### What you have to do
Without further comment, state how many lines in the listing below contain the word "this".

### Information supplied
* * * * *
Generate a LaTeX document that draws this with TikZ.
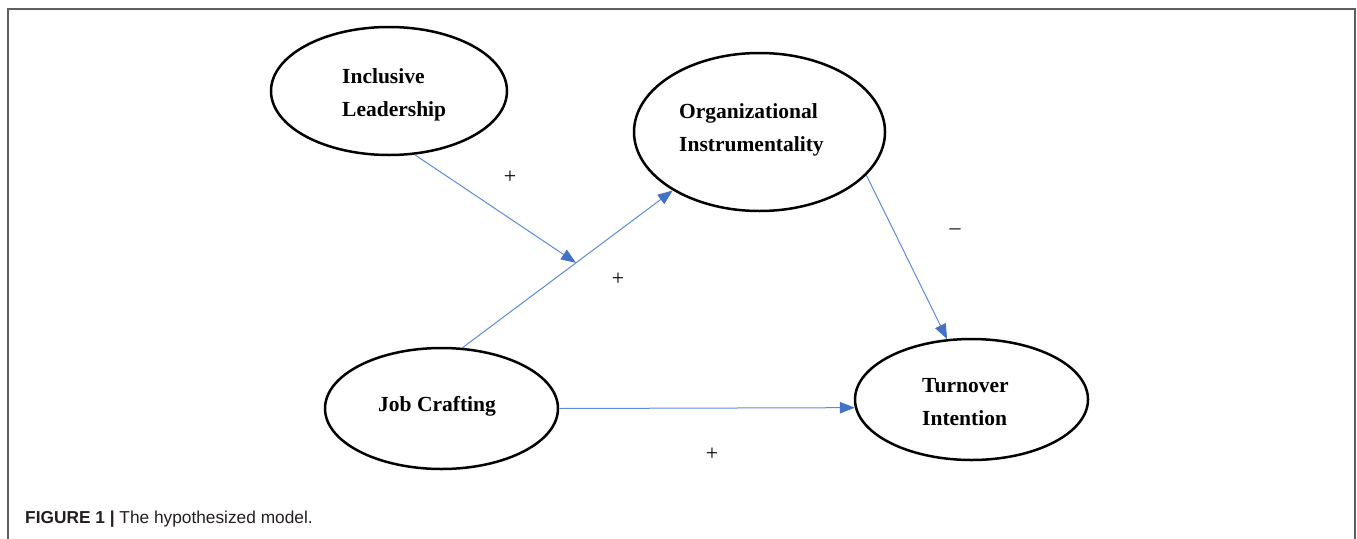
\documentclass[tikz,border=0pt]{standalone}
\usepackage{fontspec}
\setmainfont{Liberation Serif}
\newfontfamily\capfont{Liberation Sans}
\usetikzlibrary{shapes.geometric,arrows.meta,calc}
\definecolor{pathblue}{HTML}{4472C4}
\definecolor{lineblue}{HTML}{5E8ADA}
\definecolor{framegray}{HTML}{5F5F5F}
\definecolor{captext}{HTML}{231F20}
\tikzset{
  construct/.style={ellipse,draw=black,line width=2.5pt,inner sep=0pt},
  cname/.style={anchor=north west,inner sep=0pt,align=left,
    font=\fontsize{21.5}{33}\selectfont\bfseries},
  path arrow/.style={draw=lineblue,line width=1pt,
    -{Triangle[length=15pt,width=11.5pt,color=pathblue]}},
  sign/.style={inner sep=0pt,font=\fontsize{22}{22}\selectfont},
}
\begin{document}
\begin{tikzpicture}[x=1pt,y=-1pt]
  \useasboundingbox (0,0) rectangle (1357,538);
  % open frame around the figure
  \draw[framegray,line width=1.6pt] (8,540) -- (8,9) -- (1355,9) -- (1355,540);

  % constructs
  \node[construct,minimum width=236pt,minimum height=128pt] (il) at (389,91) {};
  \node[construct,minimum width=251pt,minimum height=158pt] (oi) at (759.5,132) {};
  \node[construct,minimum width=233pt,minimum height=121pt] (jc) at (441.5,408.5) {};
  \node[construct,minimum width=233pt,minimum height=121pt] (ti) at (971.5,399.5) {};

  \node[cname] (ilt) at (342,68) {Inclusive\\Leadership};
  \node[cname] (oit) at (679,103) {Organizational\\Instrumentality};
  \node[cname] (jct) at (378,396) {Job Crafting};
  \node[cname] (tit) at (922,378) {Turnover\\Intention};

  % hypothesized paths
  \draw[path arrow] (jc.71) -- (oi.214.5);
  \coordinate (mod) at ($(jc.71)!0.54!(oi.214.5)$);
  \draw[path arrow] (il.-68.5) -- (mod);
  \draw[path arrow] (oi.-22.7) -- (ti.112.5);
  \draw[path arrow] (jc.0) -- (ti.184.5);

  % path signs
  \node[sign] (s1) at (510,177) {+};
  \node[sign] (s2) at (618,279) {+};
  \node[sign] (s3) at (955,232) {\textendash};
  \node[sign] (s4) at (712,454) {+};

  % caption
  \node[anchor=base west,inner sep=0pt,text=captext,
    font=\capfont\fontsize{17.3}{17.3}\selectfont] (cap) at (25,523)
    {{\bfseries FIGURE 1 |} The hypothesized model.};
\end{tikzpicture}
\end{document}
* * * * *
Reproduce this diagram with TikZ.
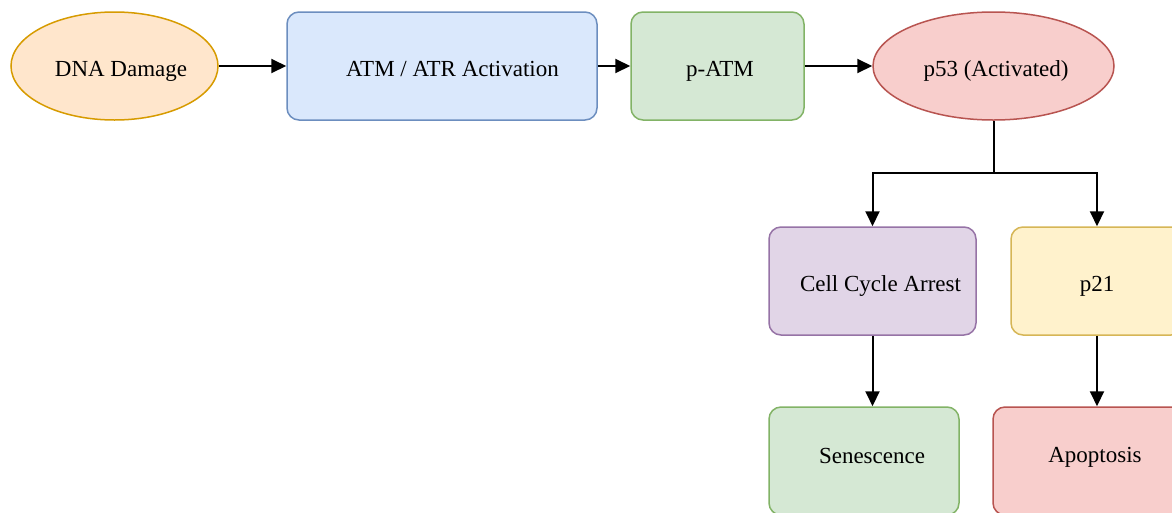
* * * * *
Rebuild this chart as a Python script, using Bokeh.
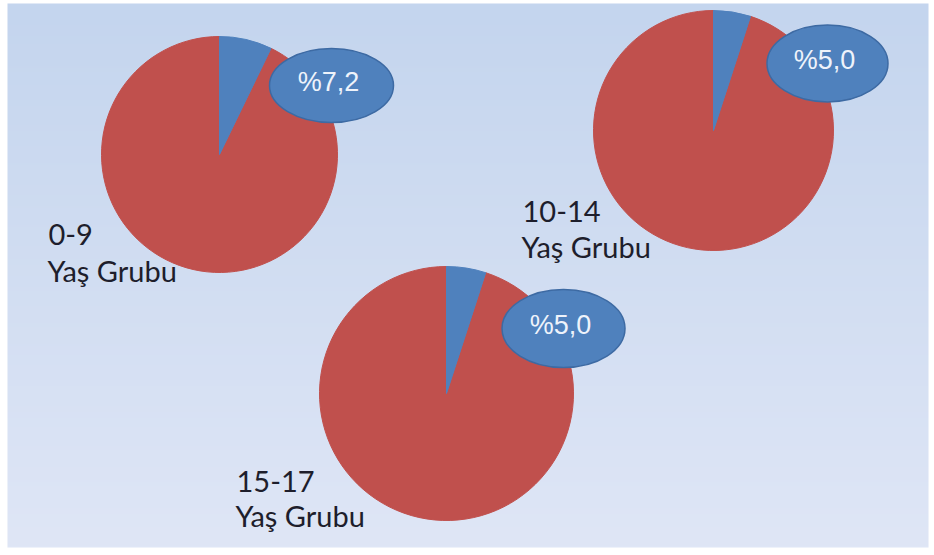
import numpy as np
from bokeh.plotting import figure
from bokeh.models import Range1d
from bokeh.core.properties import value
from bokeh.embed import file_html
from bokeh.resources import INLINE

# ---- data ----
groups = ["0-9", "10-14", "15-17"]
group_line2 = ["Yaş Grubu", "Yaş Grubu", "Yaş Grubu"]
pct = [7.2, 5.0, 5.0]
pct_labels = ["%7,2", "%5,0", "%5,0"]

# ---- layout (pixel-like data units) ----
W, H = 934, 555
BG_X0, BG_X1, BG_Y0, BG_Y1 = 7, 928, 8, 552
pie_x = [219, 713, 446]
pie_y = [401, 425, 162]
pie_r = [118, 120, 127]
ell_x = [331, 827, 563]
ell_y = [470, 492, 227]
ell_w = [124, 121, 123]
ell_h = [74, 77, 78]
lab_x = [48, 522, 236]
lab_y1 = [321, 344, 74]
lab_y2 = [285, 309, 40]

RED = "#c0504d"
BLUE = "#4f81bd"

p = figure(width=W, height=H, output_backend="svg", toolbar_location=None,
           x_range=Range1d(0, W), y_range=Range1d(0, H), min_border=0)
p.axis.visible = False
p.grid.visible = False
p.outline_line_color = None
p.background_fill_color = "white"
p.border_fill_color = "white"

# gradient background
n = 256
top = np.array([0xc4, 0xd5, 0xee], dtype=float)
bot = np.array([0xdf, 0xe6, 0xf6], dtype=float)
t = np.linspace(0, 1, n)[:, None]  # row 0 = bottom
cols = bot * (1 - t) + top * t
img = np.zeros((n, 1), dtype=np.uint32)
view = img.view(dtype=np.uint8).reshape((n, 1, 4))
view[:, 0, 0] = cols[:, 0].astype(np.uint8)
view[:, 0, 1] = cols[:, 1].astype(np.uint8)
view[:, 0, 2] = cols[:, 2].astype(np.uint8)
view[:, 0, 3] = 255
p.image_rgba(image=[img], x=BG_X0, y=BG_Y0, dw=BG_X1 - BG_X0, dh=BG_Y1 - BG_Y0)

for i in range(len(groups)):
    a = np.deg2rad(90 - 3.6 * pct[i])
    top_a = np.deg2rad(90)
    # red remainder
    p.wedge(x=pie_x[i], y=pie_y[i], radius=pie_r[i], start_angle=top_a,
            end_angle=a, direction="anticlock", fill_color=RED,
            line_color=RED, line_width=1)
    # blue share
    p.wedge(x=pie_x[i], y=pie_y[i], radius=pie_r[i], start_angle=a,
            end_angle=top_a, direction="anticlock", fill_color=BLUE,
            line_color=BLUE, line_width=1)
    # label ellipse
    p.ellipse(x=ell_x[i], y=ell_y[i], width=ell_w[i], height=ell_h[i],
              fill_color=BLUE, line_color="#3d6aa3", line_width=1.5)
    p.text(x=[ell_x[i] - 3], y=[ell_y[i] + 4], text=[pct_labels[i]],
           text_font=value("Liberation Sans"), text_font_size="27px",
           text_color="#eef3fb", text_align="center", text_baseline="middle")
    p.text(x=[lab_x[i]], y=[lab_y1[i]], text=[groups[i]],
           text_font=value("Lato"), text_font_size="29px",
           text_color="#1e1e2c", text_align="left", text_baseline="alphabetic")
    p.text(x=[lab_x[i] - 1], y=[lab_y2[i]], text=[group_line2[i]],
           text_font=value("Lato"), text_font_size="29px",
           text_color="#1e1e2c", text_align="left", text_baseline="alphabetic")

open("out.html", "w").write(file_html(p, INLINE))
* * * * *
### Task output
3